My other high-school highlight, two in total, comes from a senior-year extra-innings game in which I played the outfield and got three hits, a double and two singles, against Andover High School, which always fielded a strong team. In the top of the tenth inning, Brian got an infield hit, stole second and third, and came home on an error with what proved to be the winning run, 5-4. We didn’t win often, our record being five wins and seven losses with three games to go.
The next game I was pumped up, expecting to be penciled into the starting line-up. Coach Tobin pulled me aside to say I would not start because he wanted to play our number three pitcher in right field so that he could bring him in to pitch if needed without having to take the starting pitcher out of the game, a positive swap. This sounded reasonable even if bad news for me. I nodded and headed to the bench. For my cooperation, I received a gold trophy at senior awards day which reads: “A Really Great Team Player.” I’ve got it here on my desk as I’m writing.

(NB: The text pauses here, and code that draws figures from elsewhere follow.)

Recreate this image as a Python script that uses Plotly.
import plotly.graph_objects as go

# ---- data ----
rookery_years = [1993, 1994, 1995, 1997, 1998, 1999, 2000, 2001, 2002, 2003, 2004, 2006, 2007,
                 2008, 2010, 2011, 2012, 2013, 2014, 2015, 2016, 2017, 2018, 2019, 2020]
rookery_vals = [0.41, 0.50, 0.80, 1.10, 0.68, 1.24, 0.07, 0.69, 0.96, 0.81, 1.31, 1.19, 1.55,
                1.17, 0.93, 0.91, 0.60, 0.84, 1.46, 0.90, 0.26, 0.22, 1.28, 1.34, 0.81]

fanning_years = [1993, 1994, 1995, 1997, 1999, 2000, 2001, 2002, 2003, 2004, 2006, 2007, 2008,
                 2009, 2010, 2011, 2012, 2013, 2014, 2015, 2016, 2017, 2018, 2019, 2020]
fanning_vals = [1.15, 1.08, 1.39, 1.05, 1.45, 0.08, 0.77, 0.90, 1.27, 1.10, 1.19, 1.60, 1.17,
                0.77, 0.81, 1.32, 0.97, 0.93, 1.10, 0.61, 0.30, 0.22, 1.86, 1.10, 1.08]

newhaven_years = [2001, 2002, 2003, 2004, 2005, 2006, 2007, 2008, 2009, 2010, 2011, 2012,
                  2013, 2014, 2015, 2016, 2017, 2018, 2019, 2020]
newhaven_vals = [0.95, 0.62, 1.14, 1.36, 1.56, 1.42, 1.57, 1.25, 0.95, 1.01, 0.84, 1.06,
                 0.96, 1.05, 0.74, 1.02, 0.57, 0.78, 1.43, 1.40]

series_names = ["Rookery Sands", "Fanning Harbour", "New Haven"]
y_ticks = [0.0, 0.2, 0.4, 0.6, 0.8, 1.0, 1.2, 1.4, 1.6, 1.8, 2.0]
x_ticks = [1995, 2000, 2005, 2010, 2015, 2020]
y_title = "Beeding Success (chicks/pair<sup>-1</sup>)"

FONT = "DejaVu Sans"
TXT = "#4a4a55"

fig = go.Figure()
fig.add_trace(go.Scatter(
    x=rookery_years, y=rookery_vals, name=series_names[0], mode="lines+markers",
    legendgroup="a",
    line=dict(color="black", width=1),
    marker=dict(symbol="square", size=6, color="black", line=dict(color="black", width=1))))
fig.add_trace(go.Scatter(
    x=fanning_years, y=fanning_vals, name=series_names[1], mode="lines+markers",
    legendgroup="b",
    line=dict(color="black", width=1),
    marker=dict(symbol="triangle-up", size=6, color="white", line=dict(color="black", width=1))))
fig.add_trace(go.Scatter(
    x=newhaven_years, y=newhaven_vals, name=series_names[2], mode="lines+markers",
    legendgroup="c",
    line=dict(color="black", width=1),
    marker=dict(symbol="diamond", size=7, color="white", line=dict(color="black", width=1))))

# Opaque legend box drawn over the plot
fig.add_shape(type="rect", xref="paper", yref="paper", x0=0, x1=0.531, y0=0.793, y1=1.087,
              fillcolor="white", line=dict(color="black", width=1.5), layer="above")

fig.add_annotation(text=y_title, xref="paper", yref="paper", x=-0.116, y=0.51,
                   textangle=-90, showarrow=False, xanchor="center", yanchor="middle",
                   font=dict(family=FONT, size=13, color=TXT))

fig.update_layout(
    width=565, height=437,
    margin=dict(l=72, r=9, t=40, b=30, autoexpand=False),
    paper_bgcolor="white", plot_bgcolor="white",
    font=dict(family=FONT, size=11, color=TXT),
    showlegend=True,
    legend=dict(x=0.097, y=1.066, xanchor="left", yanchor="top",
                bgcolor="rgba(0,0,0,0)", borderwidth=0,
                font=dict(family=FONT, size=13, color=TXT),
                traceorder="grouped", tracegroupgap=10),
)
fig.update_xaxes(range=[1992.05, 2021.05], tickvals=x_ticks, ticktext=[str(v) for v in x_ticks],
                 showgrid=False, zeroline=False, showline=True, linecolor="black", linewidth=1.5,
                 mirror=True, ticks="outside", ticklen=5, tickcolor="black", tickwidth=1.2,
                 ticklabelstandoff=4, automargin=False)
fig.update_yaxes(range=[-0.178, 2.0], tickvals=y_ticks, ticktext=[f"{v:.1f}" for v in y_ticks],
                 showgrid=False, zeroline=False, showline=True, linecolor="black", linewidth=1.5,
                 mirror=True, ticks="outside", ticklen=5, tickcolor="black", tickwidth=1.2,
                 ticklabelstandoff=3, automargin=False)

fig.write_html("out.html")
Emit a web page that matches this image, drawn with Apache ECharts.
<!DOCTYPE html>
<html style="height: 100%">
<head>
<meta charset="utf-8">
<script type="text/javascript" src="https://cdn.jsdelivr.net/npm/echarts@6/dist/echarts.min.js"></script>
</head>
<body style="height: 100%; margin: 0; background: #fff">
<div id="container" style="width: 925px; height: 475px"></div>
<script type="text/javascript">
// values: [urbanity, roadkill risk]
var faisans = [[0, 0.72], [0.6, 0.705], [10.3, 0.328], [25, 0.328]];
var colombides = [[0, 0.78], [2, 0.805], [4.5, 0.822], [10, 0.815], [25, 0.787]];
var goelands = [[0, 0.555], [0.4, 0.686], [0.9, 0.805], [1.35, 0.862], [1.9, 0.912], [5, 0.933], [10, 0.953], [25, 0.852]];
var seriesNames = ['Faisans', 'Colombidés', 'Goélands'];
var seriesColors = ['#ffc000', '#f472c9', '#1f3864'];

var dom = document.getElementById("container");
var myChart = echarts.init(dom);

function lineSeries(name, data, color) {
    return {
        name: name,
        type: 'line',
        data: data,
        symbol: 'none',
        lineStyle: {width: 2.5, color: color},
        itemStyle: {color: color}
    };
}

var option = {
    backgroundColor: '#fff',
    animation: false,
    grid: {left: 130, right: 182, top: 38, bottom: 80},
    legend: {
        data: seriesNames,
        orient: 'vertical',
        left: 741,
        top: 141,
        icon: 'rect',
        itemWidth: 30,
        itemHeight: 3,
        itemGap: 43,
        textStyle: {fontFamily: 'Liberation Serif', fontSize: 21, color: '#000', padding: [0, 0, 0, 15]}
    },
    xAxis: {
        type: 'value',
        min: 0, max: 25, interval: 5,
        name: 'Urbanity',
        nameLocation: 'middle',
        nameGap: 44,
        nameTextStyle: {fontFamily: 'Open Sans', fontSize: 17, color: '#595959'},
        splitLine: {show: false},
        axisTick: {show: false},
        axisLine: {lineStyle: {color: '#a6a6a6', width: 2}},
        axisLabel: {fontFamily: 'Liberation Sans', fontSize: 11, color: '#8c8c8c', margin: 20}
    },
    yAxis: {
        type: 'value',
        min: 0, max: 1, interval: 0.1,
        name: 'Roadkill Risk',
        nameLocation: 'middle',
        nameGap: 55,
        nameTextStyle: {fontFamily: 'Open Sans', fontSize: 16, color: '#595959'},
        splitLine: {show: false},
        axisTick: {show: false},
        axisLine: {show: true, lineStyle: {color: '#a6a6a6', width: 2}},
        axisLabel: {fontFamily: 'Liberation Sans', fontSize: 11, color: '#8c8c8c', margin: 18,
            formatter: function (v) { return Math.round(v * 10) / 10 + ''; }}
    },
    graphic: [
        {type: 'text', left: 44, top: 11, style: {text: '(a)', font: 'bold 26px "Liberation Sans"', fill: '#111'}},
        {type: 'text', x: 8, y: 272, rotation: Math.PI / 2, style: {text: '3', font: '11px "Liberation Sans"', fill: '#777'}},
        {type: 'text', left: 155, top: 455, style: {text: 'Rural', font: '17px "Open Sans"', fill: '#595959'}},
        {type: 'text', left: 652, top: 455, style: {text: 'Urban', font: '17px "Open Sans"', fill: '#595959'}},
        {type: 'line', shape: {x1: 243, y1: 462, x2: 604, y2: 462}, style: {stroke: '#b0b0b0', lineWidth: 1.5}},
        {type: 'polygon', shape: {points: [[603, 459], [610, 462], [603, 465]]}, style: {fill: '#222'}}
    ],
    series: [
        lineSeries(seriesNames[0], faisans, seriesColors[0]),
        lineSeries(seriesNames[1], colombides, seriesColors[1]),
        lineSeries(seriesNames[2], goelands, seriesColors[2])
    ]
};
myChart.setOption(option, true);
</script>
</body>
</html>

The lowlight of high-school baseball is that my father never got to see me play. He didn’t see Babe Ruth games either because of his work in California or late-day schedule in years that he was in Dracut. One time in my senior year he came to a home game at the field behind the high school gym. We talked a little before the game. I rode the bench one more time. My big contribution was coaching third base. Lots of chatter for the batters, relaying signals to men on base, and waving a few runners in to score.
My love of baseball has as much to do with my father’s passion for the game as anything else. On a Sunday in May 1964, the year before the Minnesota Twins had a 102-win season and gained the American League pennant, my father took me to Fenway Park to see them in a double-header against the Sox. I may have liked the Twins more than the Red Sox that summer. Tony Oliva, Harmon Killebrew, Zoilo Versalles, Jim Kaat, Bobby Allison. With the 1964 baseball cards, I began to follow the players.

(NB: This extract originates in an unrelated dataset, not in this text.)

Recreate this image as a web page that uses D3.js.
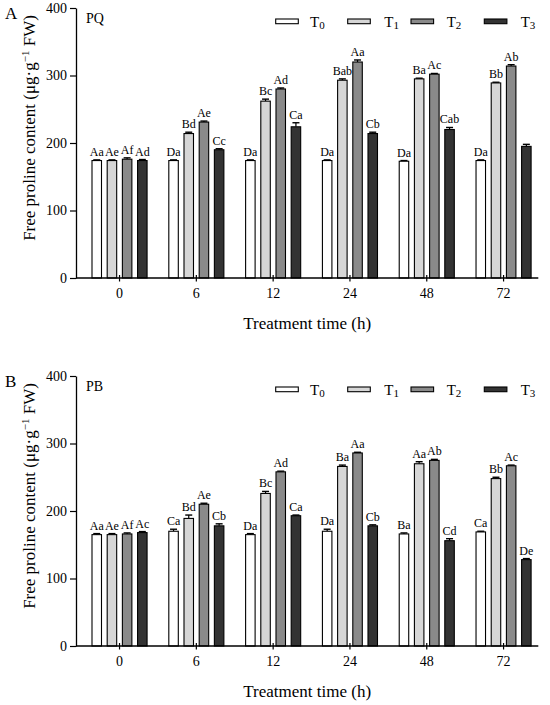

Dad drove to Boston without complaint, in fact, I think he was glad to have somebody to go with. He parked the car, and we walked to the ballpark, always a stunning sight inside, the greenest lawn-green, white chalk lines, tan infield. I had been there once or twice before. Dad bought standing-room tickets because the grandstand was full, and he didn’t want to sit in the bleachers. We found a good spot on the concourse behind the last row of seats, not directly behind the catcher but looking slightly up the first base line. We stayed for the two games. He knew I wanted to see every minute. He stood for six hours of baseball. We got hot dogs and drinks, a tonic for me and beer for him, twice. In the eighth inning of the second game some fans had left, which opened up a couple of seats. The teams split the games, 2-6, 6-5. That’s what I was remembering when I looked over at him in the bleachers from my spot in the third-base coaching box.
In its way, baseball prepared me for the high degree of failure in the writing trade. Hitting safely one out of three times makes a top-notch major-league slugger. For batters, the game assumes regular failure. Collecting rejection slips from magazine editors and publishers can make a writer humble and thicken his or her skin—which is what makes writing success such a thing to savor.